• **Your objective**: Omit every image, and transcribe the remaining entries exactly as given.

• **Exercise materials**:
** start **

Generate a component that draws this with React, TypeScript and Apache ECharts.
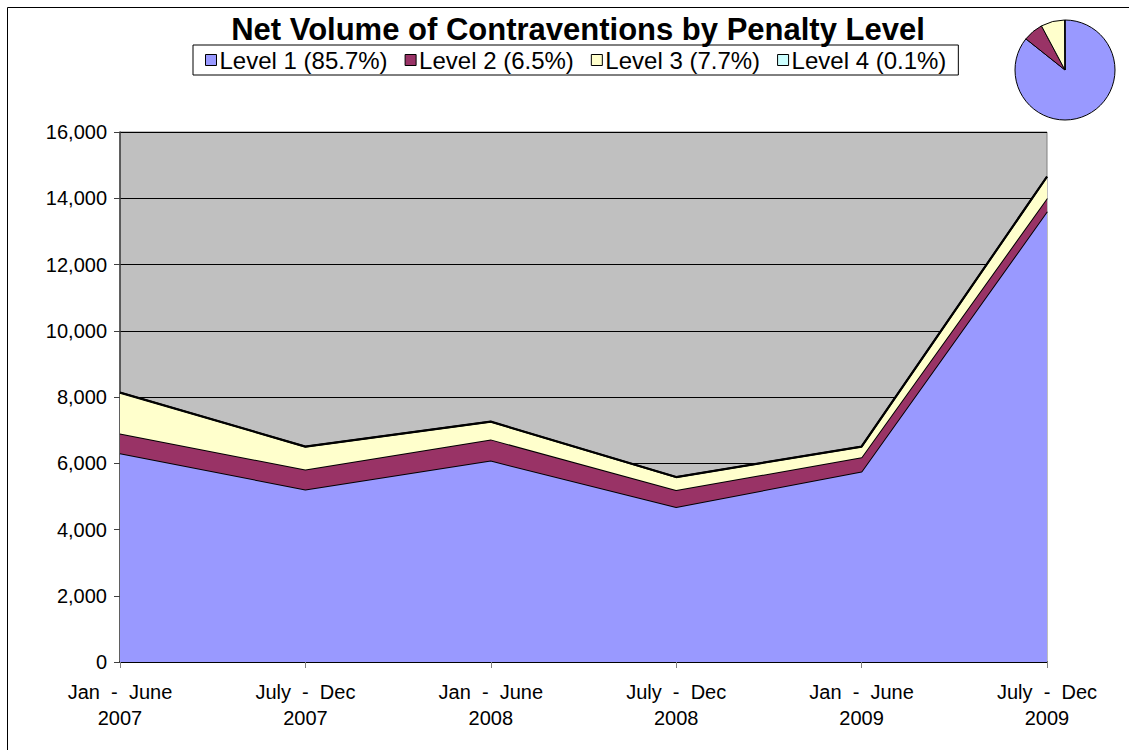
import React, { useEffect, useRef } from "react";
import * as echarts from "echarts";

const categories = [
  "Jan  -  June\n2007",
  "July  -  Dec\n2007",
  "Jan  -  June\n2008",
  "July  -  Dec\n2008",
  "Jan  -  June\n2009",
  "July  -  Dec\n2009",
];
const seriesNames = ["Level 1 (85.7%)", "Level 2 (6.5%)", "Level 3 (7.7%)", "Level 4 (0.1%)"];
const level1 = [6300, 5210, 6080, 4680, 5750, 13600];
const level2 = [600, 600, 640, 510, 430, 400];
const level3 = [1230, 690, 530, 390, 320, 650];
const level4 = [10, 8, 9, 7, 8, 7];
const pieShares = [85.7, 6.5, 7.7, 0.1];
const colors = ["#9999FF", "#993366", "#FFFFCC", "#CCFFFF"];

const FONT = "'Liberation Sans', Arial, sans-serif";

export default function App() {
  const ref = useRef<HTMLDivElement>(null);
  useEffect(() => {
    if (!ref.current) return;
    const chart = echarts.init(ref.current, null, { renderer: "svg" });
    const levels = [level1, level2, level3, level4];
    const areaSeries = levels.map((d, i) => ({
      name: seriesNames[i],
      type: "line",
      stack: "total",
      data: d,
      symbol: "none",
      silent: true,
      itemStyle: { color: colors[i] },
      lineStyle: { color: "#000", width: 2 },
      areaStyle: { color: colors[i], opacity: 1 },
      z: 2 + i,
    }));
    chart.setOption({
      animation: false,
      textStyle: { fontFamily: FONT },
      title: {
        text: "Net Volume of Contraventions by Penalty Level",
        left: 573,
        textAlign: "center",
        top: 9,
        textStyle: { fontFamily: FONT, fontSize: 31, fontWeight: "bold", color: "#000" },
      },
      legend: {
        data: seriesNames,
        left: 193,
        top: 45,
        icon: "rect",
        itemWidth: 11,
        itemHeight: 11,
        itemGap: 17,
        padding: [3, 12],
        borderColor: "#000",
        borderWidth: 1,
        backgroundColor: "#fff",
        itemStyle: { borderColor: "#000", borderWidth: 1 },
        textStyle: { fontFamily: FONT, fontSize: 24, color: "#000", padding: [0, 0, 0, -2] },
        selectedMode: false,
      },
      grid: {
        left: 120,
        right: 82,
        top: 132,
        bottom: 88,
        show: true,
        backgroundColor: "#C0C0C0",
        borderColor: "#808080",
        borderWidth: 1,
      },
      xAxis: {
        type: "category",
        data: categories,
        boundaryGap: false,
        axisLine: { lineStyle: { color: "#000", width: 1.5 } },
        axisTick: { show: true, length: 6, lineStyle: { color: "#808080" } },
        axisLabel: {
          fontFamily: FONT,
          fontSize: 20,
          color: "#000",
          margin: 17,
          lineHeight: 26,
          interval: 0,
        },
      },
      yAxis: {
        type: "value",
        min: 0,
        max: 16000,
        interval: 2000,
        axisLine: { show: true, lineStyle: { color: "#404040", width: 1.5 } },
        axisTick: { show: true, length: 6, lineStyle: { color: "#404040" } },
        splitLine: { show: true, lineStyle: { color: "#000", width: 1 } },
        axisLabel: {
          fontFamily: FONT,
          fontSize: 20,
          color: "#000",
          margin: 13,
          formatter: (v: number) => v.toLocaleString("en-US"),
        },
      },
      series: [
        ...areaSeries,
        {
          type: "pie",
          center: [1065, 70],
          radius: 50,
          silent: true,
          startAngle: 90,
          clockwise: true,
          label: { show: false },
          labelLine: { show: false },
          data: pieShares.map((v, i) => ({
            name: seriesNames[i],
            value: v,
            itemStyle: { color: colors[i], borderColor: "#000", borderWidth: 1 },
          })),
        },
      ],
      graphic: [
        {
          type: "rect",
          silent: true,
          z: -1,
          shape: { x: 7.5, y: 7.5, width: 1200, height: 800 },
          style: { fill: "none", stroke: "#000", lineWidth: 1 },
        },
      ],
    });
    return () => chart.dispose();
  }, []);
  return (
    <div
      ref={ref}
      style={{ position: "fixed", left: 0, top: 0, width: 1129, height: 750, background: "#fff" }}
    />
  );
}
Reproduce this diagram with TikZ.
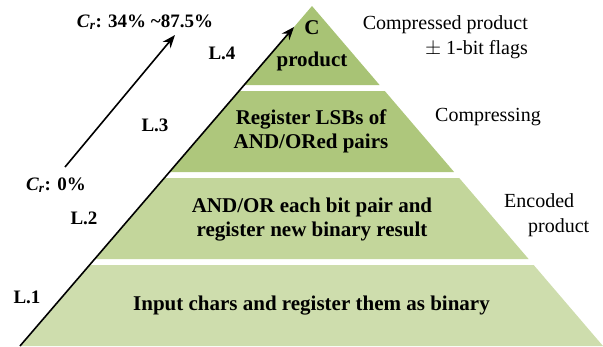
\documentclass[tikz,border=0pt]{standalone}
\usepackage{fontspec}
\setmainfont{Liberation Serif}
\usetikzlibrary{arrows.meta}
\definecolor{tierone}{RGB}{206,221,173}
\definecolor{tiertwo}{RGB}{195,214,155}
\definecolor{tierthree}{RGB}{174,199,124}
\definecolor{tierfour}{RGB}{168,195,117}
\newcommand{\Cr}{\textit{C}\textsubscript{\textit{r}}}
\begin{document}
\begin{tikzpicture}[x=1pt, y=-1pt,
    every node/.style = {align=center, inner sep=0pt},
    tiertext/.style = {font=\fontsize{21}{24}\selectfont\bfseries},
    sidetext/.style = {font=\fontsize{20}{25}\selectfont},
    leveltext/.style = {font=\fontsize{19}{22}\selectfont\bfseries},
    levelarrow/.style = {line width=1.6pt, -{Stealth[length=13pt, width=10pt]}}]
    \useasboundingbox (0,0) rectangle (603,346);

    % pyramid tiers
    \fill[tierone] (21,346) -- (90.3,265) -- (533.7,265) -- (603,346) -- cycle;
    \fill[tiertwo] (95.4,259) -- (164.8,178) -- (459.2,178) -- (528.6,259) -- cycle;
    \fill[tierthree] (169.9,172) -- (239.2,91) -- (384.8,91) -- (454.1,172) -- cycle;
    \fill[tierfour] (244.4,85) -- (312,6) -- (379.6,85) -- cycle;

    \node (t4) at (312, 46) [tiertext] {C\\[8pt]product};
    \node (t3) at (311, 131.5) [tiertext] {Register LSBs of\\AND/ORed pairs};
    \node (t2) at (312, 220) [tiertext] {AND/OR each bit pair and\\register new binary result};
    \node (t1) at (311.5, 306) [tiertext] {Input chars and register them as binary};

    % stage notes
    \node (s4) at (528, 37.5) [sidetext, anchor=east, align=right] {Compressed product\\$\pm$ 1-bit flags};
    \node (s3) at (488, 117) [sidetext] {Compressing};
    \node (s2) at (504, 215.5) [sidetext, anchor=west, align=left] {Encoded\\\hspace{24pt}product};

    % levels
    \node (l4) at (222, 53) [leveltext] {L.4};
    \node (l3) at (155, 125) [leveltext] {L.3};
    \node (l2) at (84, 218) [leveltext] {L.2};
    \node (l1) at (27, 297) [leveltext] {L.1};

    % compression ratio
    \node (crhigh) at (145, 22) [leveltext] {\Cr: 34\% \textasciitilde 87.5\%};
    \node (crlow) at (56, 185) [leveltext] {\Cr: 0\%};

    \coordinate (base) at (20, 346);
    \coordinate (apex) at (294, 27);
    \coordinate (crstart) at (65, 167);
    \coordinate (crend) at (175, 35);
    \draw[levelarrow] (base) -- (apex);
    \draw[levelarrow] (crstart) -- (crend);
\end{tikzpicture}
\end{document}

** end **

• **Exercise result**:
Generate a component that draws this with React, TypeScript and Apache ECharts.
import React, { useEffect, useRef } from "react";
import * as echarts from "echarts";

const categories = [
  "Jan  -  June\n2007",
  "July  -  Dec\n2007",
  "Jan  -  June\n2008",
  "July  -  Dec\n2008",
  "Jan  -  June\n2009",
  "July  -  Dec\n2009",
];
const seriesNames = ["Level 1 (85.7%)", "Level 2 (6.5%)", "Level 3 (7.7%)", "Level 4 (0.1%)"];
const level1 = [6300, 5210, 6080, 4680, 5750, 13600];
const level2 = [600, 600, 640, 510, 430, 400];
const level3 = [1230, 690, 530, 390, 320, 650];
const level4 = [10, 8, 9, 7, 8, 7];
const pieShares = [85.7, 6.5, 7.7, 0.1];
const colors = ["#9999FF", "#993366", "#FFFFCC", "#CCFFFF"];

const FONT = "'Liberation Sans', Arial, sans-serif";

export default function App() {
  const ref = useRef<HTMLDivElement>(null);
  useEffect(() => {
    if (!ref.current) return;
    const chart = echarts.init(ref.current, null, { renderer: "svg" });
    const levels = [level1, level2, level3, level4];
    const areaSeries = levels.map((d, i) => ({
      name: seriesNames[i],
      type: "line",
      stack: "total",
      data: d,
      symbol: "none",
      silent: true,
      itemStyle: { color: colors[i] },
      lineStyle: { color: "#000", width: 2 },
      areaStyle: { color: colors[i], opacity: 1 },
      z: 2 + i,
    }));
    chart.setOption({
      animation: false,
      textStyle: { fontFamily: FONT },
      title: {
        text: "Net Volume of Contraventions by Penalty Level",
        left: 573,
        textAlign: "center",
        top: 9,
        textStyle: { fontFamily: FONT, fontSize: 31, fontWeight: "bold", color: "#000" },
      },
      legend: {
        data: seriesNames,
        left: 193,
        top: 45,
        icon: "rect",
        itemWidth: 11,
        itemHeight: 11,
        itemGap: 17,
        padding: [3, 12],
        borderColor: "#000",
        borderWidth: 1,
        backgroundColor: "#fff",
        itemStyle: { borderColor: "#000", borderWidth: 1 },
        textStyle: { fontFamily: FONT, fontSize: 24, color: "#000", padding: [0, 0, 0, -2] },
        selectedMode: false,
      },
      grid: {
        left: 120,
        right: 82,
        top: 132,
        bottom: 88,
        show: true,
        backgroundColor: "#C0C0C0",
        borderColor: "#808080",
        borderWidth: 1,
      },
      xAxis: {
        type: "category",
        data: categories,
        boundaryGap: false,
        axisLine: { lineStyle: { color: "#000", width: 1.5 } },
        axisTick: { show: true, length: 6, lineStyle: { color: "#808080" } },
        axisLabel: {
          fontFamily: FONT,
          fontSize: 20,
          color: "#000",
          margin: 17,
          lineHeight: 26,
          interval: 0,
        },
      },
      yAxis: {
        type: "value",
        min: 0,
        max: 16000,
        interval: 2000,
        axisLine: { show: true, lineStyle: { color: "#404040", width: 1.5 } },
        axisTick: { show: true, length: 6, lineStyle: { color: "#404040" } },
        splitLine: { show: true, lineStyle: { color: "#000", width: 1 } },
        axisLabel: {
          fontFamily: FONT,
          fontSize: 20,
          color: "#000",
          margin: 13,
          formatter: (v: number) => v.toLocaleString("en-US"),
        },
      },
      series: [
        ...areaSeries,
        {
          type: "pie",
          center: [1065, 70],
          radius: 50,
          silent: true,
          startAngle: 90,
          clockwise: true,
          label: { show: false },
          labelLine: { show: false },
          data: pieShares.map((v, i) => ({
            name: seriesNames[i],
            value: v,
            itemStyle: { color: colors[i], borderColor: "#000", borderWidth: 1 },
          })),
        },
      ],
      graphic: [
        {
          type: "rect",
          silent: true,
          z: -1,
          shape: { x: 7.5, y: 7.5, width: 1200, height: 800 },
          style: { fill: "none", stroke: "#000", lineWidth: 1 },
        },
      ],
    });
    return () => chart.dispose();
  }, []);
  return (
    <div
      ref={ref}
      style={{ position: "fixed", left: 0, top: 0, width: 1129, height: 750, background: "#fff" }}
    />
  );
}
Reproduce this diagram with TikZ.
\documentclass[tikz,border=0pt]{standalone}
\usepackage{fontspec}
\setmainfont{Liberation Serif}
\usetikzlibrary{arrows.meta}
\definecolor{tierone}{RGB}{206,221,173}
\definecolor{tiertwo}{RGB}{195,214,155}
\definecolor{tierthree}{RGB}{174,199,124}
\definecolor{tierfour}{RGB}{168,195,117}
\newcommand{\Cr}{\textit{C}\textsubscript{\textit{r}}}
\begin{document}
\begin{tikzpicture}[x=1pt, y=-1pt,
    every node/.style = {align=center, inner sep=0pt},
    tiertext/.style = {font=\fontsize{21}{24}\selectfont\bfseries},
    sidetext/.style = {font=\fontsize{20}{25}\selectfont},
    leveltext/.style = {font=\fontsize{19}{22}\selectfont\bfseries},
    levelarrow/.style = {line width=1.6pt, -{Stealth[length=13pt, width=10pt]}}]
    \useasboundingbox (0,0) rectangle (603,346);

    % pyramid tiers
    \fill[tierone] (21,346) -- (90.3,265) -- (533.7,265) -- (603,346) -- cycle;
    \fill[tiertwo] (95.4,259) -- (164.8,178) -- (459.2,178) -- (528.6,259) -- cycle;
    \fill[tierthree] (169.9,172) -- (239.2,91) -- (384.8,91) -- (454.1,172) -- cycle;
    \fill[tierfour] (244.4,85) -- (312,6) -- (379.6,85) -- cycle;

    \node (t4) at (312, 46) [tiertext] {C\\[8pt]product};
    \node (t3) at (311, 131.5) [tiertext] {Register LSBs of\\AND/ORed pairs};
    \node (t2) at (312, 220) [tiertext] {AND/OR each bit pair and\\register new binary result};
    \node (t1) at (311.5, 306) [tiertext] {Input chars and register them as binary};

    % stage notes
    \node (s4) at (528, 37.5) [sidetext, anchor=east, align=right] {Compressed product\\$\pm$ 1-bit flags};
    \node (s3) at (488, 117) [sidetext] {Compressing};
    \node (s2) at (504, 215.5) [sidetext, anchor=west, align=left] {Encoded\\\hspace{24pt}product};

    % levels
    \node (l4) at (222, 53) [leveltext] {L.4};
    \node (l3) at (155, 125) [leveltext] {L.3};
    \node (l2) at (84, 218) [leveltext] {L.2};
    \node (l1) at (27, 297) [leveltext] {L.1};

    % compression ratio
    \node (crhigh) at (145, 22) [leveltext] {\Cr: 34\% \textasciitilde 87.5\%};
    \node (crlow) at (56, 185) [leveltext] {\Cr: 0\%};

    \coordinate (base) at (20, 346);
    \coordinate (apex) at (294, 27);
    \coordinate (crstart) at (65, 167);
    \coordinate (crend) at (175, 35);
    \draw[levelarrow] (base) -- (apex);
    \draw[levelarrow] (crstart) -- (crend);
\end{tikzpicture}
\end{document}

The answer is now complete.